Rolls-Royce has announced that its Pearl 10X engine development program is making good progress through its test program. The company said the program is advancing at pace and has successfully accumulated more than 1,500 testing hours, both on the Advance2 demonstrator and the Pearl 10X engine configuration.
The Pearl 10X is the newest member of the state-of-the-art Pearl engine family and the first Rolls-Royce engine ever to power Dassault’s flagship Falcon 10X business jet.
The engine is described as the most powerful business aviation engine in the whole Rolls-Royce portfolio. The Pearl 10X features the Advance2 engine core, the most efficient core available across the business aviation sector, and combines it with a high-performance low-pressure system. Capable of developing a superior thrust of more than 18,000lb, the Pearl 10X should allow the Falcon to travel nearly as fast as the speed of sound at Mach 0.925.
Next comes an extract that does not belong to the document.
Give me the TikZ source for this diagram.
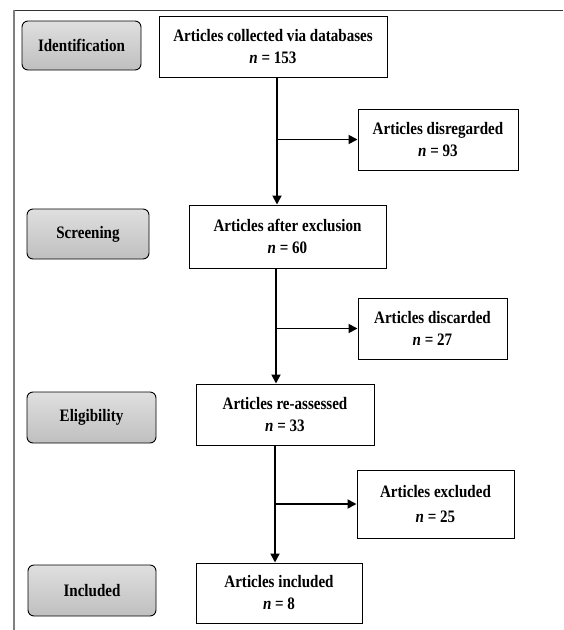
\documentclass[tikz,border=0pt]{standalone}
\usepackage{fontspec}
\setmainfont{Liberation Serif}[FakeStretch=0.86]
\usepackage{tikz}
\usetikzlibrary{arrows.meta,positioning}

\begin{document}
\begin{tikzpicture}[x=1pt,y=-1pt]

\tikzset{myarrow/.style={-{Triangle[length=9pt,width=9pt]}, line width=1.8pt},
  stagebox/.style={draw, line width=1pt, fill=white, align=center,
    font=\bfseries\fontsize{17.5}{22}\selectfont, inner sep=0pt},
  phasebox/.style={draw, line width=0.9pt, rounded corners=6pt,
    top color=gray!25, bottom color=gray!50, align=center,
    font=\bfseries\fontsize{17.5}{20}\selectfont, inner sep=0pt}}

    % Frame
    \useasboundingbox (0,0) rectangle (563,630);
    \coordinate (FT) at (14,10);
    \draw[line width=1pt, black!80] (FT) -- (563,10);
    \draw[line width=1.5pt, gray] (FT) -- (14,630);

    % Phase labels
    \node[phasebox, minimum width=119pt, minimum height=49pt] (P1) at (81.5,45.5) {Identification};
    \node[phasebox, minimum width=122pt, minimum height=50pt] (P2) at (88,234) {Screening};
    \node[phasebox, minimum width=129pt, minimum height=51pt] (P3) at (91.5,417.5) {Eligibility};
    \node[phasebox, minimum width=128pt, minimum height=51pt] (P4) at (92,590.5) {Included};

    % Main column
    \node[stagebox, minimum width=228pt, minimum height=61pt] (B1) at (273,46.5)
      {Articles collected via databases\\ \textit{n} = 153};
    \node[stagebox, minimum width=197pt, minimum height=63pt] (B2) at (287.5,236.5)
      {Articles after exclusion\\ \textit{n} = 60};
    \node[stagebox, minimum width=178pt, minimum height=61pt] (B3) at (285,414.5)
      {Articles re-assessed\\ \textit{n} = 33};
    \node[stagebox, minimum width=166pt, minimum height=60pt] (B4) at (279,593)
      {Articles included\\ \textit{n} = 8};

    % Side column
    \node[stagebox, minimum width=160pt, minimum height=61pt] (D1) at (438,139.5)
      {Articles disregarded\\ \textit{n} = 93};
    \node[stagebox, minimum width=149pt, minimum height=61pt] (D2) at (432.5,328.5)
      {Articles discarded\\ \textit{n} = 27};
    \node[stagebox, minimum width=157pt, minimum height=68pt] (D3) at (435.5,504)
      {Articles excluded\\[3pt] \textit{n} = 25};

    % Connectors
    \coordinate (S1) at (277,0);
    \coordinate (S2) at (276,0);
    \coordinate (S3) at (275,0);
    \draw[myarrow] (B1.south -| S1) -- (B2.north -| S1);
    \draw[myarrow] (B2.south -| S2) -- (B3.north -| S2);
    \draw[myarrow] (B3.south -| S3) -- (B4.north -| S3);
    \draw[myarrow] (D1.west -| S1) -- (D1.west);
    \draw[myarrow] (D2.west -| S2) -- (D2.west);
    \draw[myarrow] (D3.west -| S3) -- (D3.west);

\end{tikzpicture}
\end{document}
Compared to the last generation of Rolls-Royce business aviation engines, the Pearl 10X offers a 5% higher efficiency while delivering outstanding low noise and emissions performance. The resulting engine offers a market-leading combination of power and efficiency, which will enable customers and operators to have premium airport accessibility and fly ultra-long-range connections.
The engine brings together innovative technologies and proven Pearl family features to deliver world-class environmental performance. This includes a highly efficient blisked fan; a high-pressure compressor; an ultra-low emissions combustor; a two-stage shroudless high-pressure turbine, and an enhanced four-stage low-pressure turbine that is one of the most efficient and compact in the industry. This suite of technologies is housed within a brand new, ultra-slimline nacelle from Spirit AeroSystems.
So far, the development program has included the rigorous testing of the new ultra-low emissions ALM combustor, which is compatible with 100% Sustainable Aviation Fuel (SAF), and the new accessory gearbox that allows for higher additional power extraction.
The team is now preparing for the start of the flight test campaign on Rolls-Royce’s dedicated Boeing 747 flying testbed in Tucson, Arizona, USA, which will start later this year.
Meanwhile, the company is moving along with the build of its new 2,000 sqm production support facility in Le Haillan, France. The site will play an important role in supporting the flight test and production activities for Dassault’s Falcon 10X.